Estimates from the United Nations Office on Drugs and Crime suggest that scam centers in Southeast Asia now move tens of billions of dollars annually. In Sihanoukville alone, pre-2023 reports indicated over 100,000 workers — many trafficked or coerced — were involved in digital fraud operations. These aren’t fly-by-night scams. They run out of high-rise buildings with private security, private internet lines, and connections to regional banking networks.

The U.S. has responded with coordinated actions. In 2025, the Treasury Department sanctioned two Cambodian firms linked to scam centers, freezing any U.S.-accessible assets. Now, with criminal charges against a sitting senator, the Justice Department is testing a new threshold: treating political enablers as co-conspirators, not just facilitators.

But the challenge is structural. These operations thrive where governance is weak and foreign investment is prioritized over accountability. Until countries like Cambodia face real economic consequences — or develop internal capacity to police these zones — such takedowns will remain tactical wins, not strategic victories.

Comparative Tactics: How Other Fraud Rings Operate

The Myanmar-Cambodia model isn’t unique. Similar ecosystems have emerged across the Global South, each adapting to local conditions.
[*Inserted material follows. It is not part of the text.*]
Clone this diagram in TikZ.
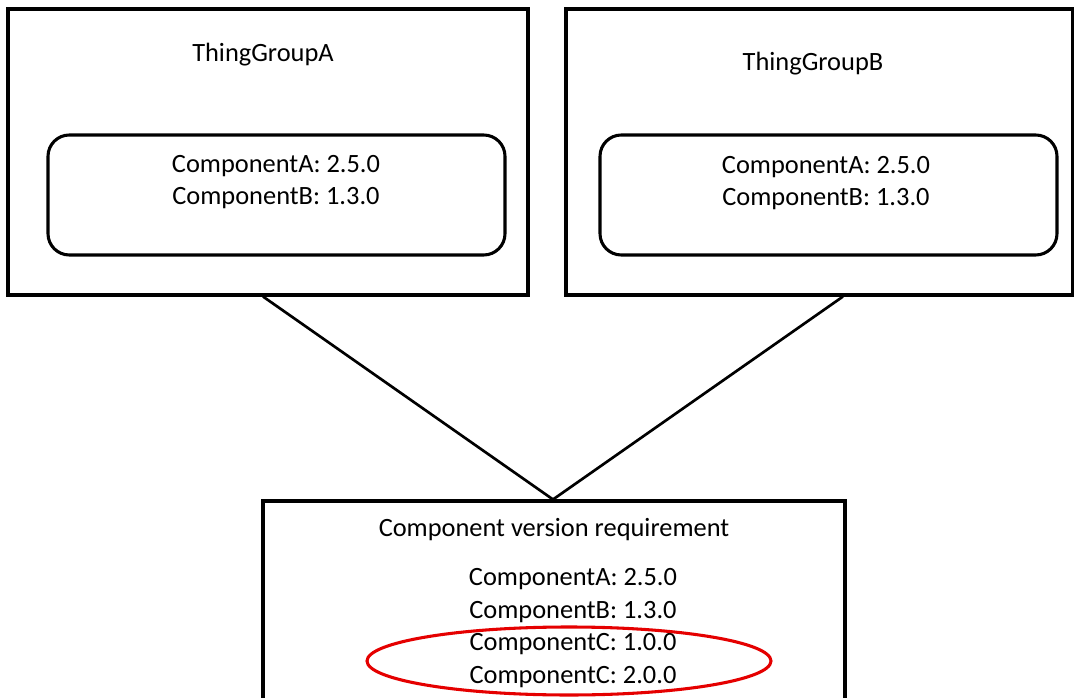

In Nigeria, for example, fraud networks often target romance scams and invoice spoofing, using compromised corporate email accounts and social engineering. These are lower-tech but highly effective, especially against small businesses. The FBI’s 2024 Internet Crime Report listed Nigeria as the top country of origin for reported cybercrime complaints, with losses exceeding $500 million.

In Latin America, particularly in Venezuela and Colombia, fraud rings have pivoted to crypto-based schemes. Groups like the Lazarus-affiliated actors have been tied to fake decentralized finance (DeFi) platforms that mimic real protocols like Uniswap or Aave. They use identical UIs, cloned smart contracts, and fake liquidity pools. Once users deposit crypto, it’s routed through mixers like Tornado Cash and withdrawn in clean wallets.

Meanwhile, in India, the government reports a surge in fake mutual fund and stock trading apps on Google Play and third-party app stores. In 2023, Indian authorities identified over 800 such apps, many linked to Chinese-run operations. The Reserve Bank of India has since tightened rules on digital investment platforms, requiring mandatory registration and real-name verification.

What ties these regions together is not just weak enforcement, but access to global infrastructure. Domain registrars, cloud hosting, encrypted messaging apps, and anonymous payment rails are all globally available. That makes local crackdowns easy to circumvent. A domain blocked in one country can be re-registered in another within hours. A takedown in India won’t stop a scammer in Myanmar from copying the same site under a new name.

What This Means For You

If you’re building web applications — especially in fintech or investor services — this should alarm you. Your brand is one typo away from being mimicked by a scam operation with better uptime than your staging environment. It’s not enough to monitor for phishing emails. You need domain monitoring that scans for lookalikes, SSL certificates issued to impostor domains, and social media takedowns when your name is used in scam ads.

And if you’re a developer working on registration flows, think harder about friction. We’ve spent the last decade optimizing for “fewer clicks.” But friction — identity verification, delayed withdrawals, step-up authentication — is what stops fraud. The scammers won because their fake sites felt smooth, fast, and trustworthy. Yours shouldn’t be so easy to clone.

One Forward Question

How many more fraud rings are operating right now behind domains that haven’t been flagged — not because they’re clever, but because no one is looking at the infrastructure layer with enough urgency?